By: Dov Bulka; David Mayhew
Publisher: Addison-Wesley Professional
Pub. Date: November 03, 1999
Print ISBN-10: 0-201-37950-3
Print ISBN-13: 978-0-201-37950-1
Pages in Print Edition: 336
Subscriber Rating: 



[1 Rating]
Object definitions trigger silent execution in the form of object constructors and destructors. We call it “silent execution” as opposed to “silent overhead” because object construction and destruction are not usually overhead. If the computations performed by the constructor and destructor are always necessary, then they would be considered efficient code (inlining would alleviate the cost of call and return overhead). As we have seen, constructors and destructors do not always have such “pure” characteristics, and they can create significant overhead. In some situations, computations performed by the constructor (and/or destructor) are left unused. We should also point out that this is more of a design issue than a C++ language issue. However, it is seen less often in C because it lacks constructor and destructor support.
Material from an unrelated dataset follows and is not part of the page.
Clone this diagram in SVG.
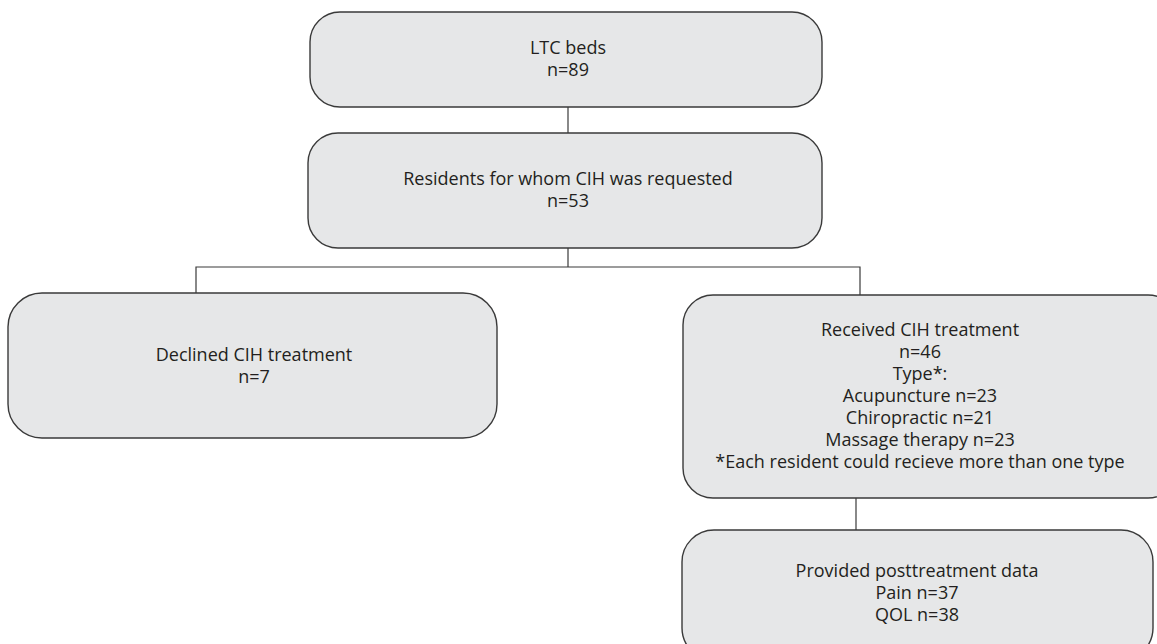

Just because we pass an object by reference does not guarantee good performance. Avoiding object copy helps, but it would be helpful if we didn't have to construct and destroy the object in the first place.
Don't waste effort on computations whose results are not likely to be used. When tracing is off, the creation of the string member is worthless and costly.
Don't aim for the world record in design flexibility. All you need is a design that's sufficiently flexible for the problem domain. A char pointer can sometimes do the simple jobs just as well, and more efficiently, than a string.
Inline. Eliminate the function call overhead that comes with small, frequently invoked function calls. Inlining the Trace constructor and destructor makes it easier to digest the Traceoverhead.
Constructors and destructors may be as efficient as hand-crafted C code. In practice, however, they often contain overhead in the form of superfluous computations.
The construction (destruction) of an object triggers recursive construction (destruction) of parent and member objects. Watch out for the combinatorial explosion of objects in complex hierarchies. They make construction and destruction more expensive.
Make sure that your code actually uses all the objects that it creates and the computations that they perform. We would encourage people to peer inside the classes that they use. This advice is not going to be popular with OOP advocates. OOP, after all, preaches the use of classes as encapsulated black-box entities and discourages you from looking inside. How do we balance between those competing pieces of advice? There is no simple answer because it is context sensitive. Although the black-box approach works perfectly well for 80% of your code, it may wreak havoc on the 20% that is performance critical. It is also application dependent. Some application will put a premium on maintainability and flexibility, and others may put performance considerations at the top of the list. As a programmer you are going to have to decide the question of what exactly you are trying to maximize.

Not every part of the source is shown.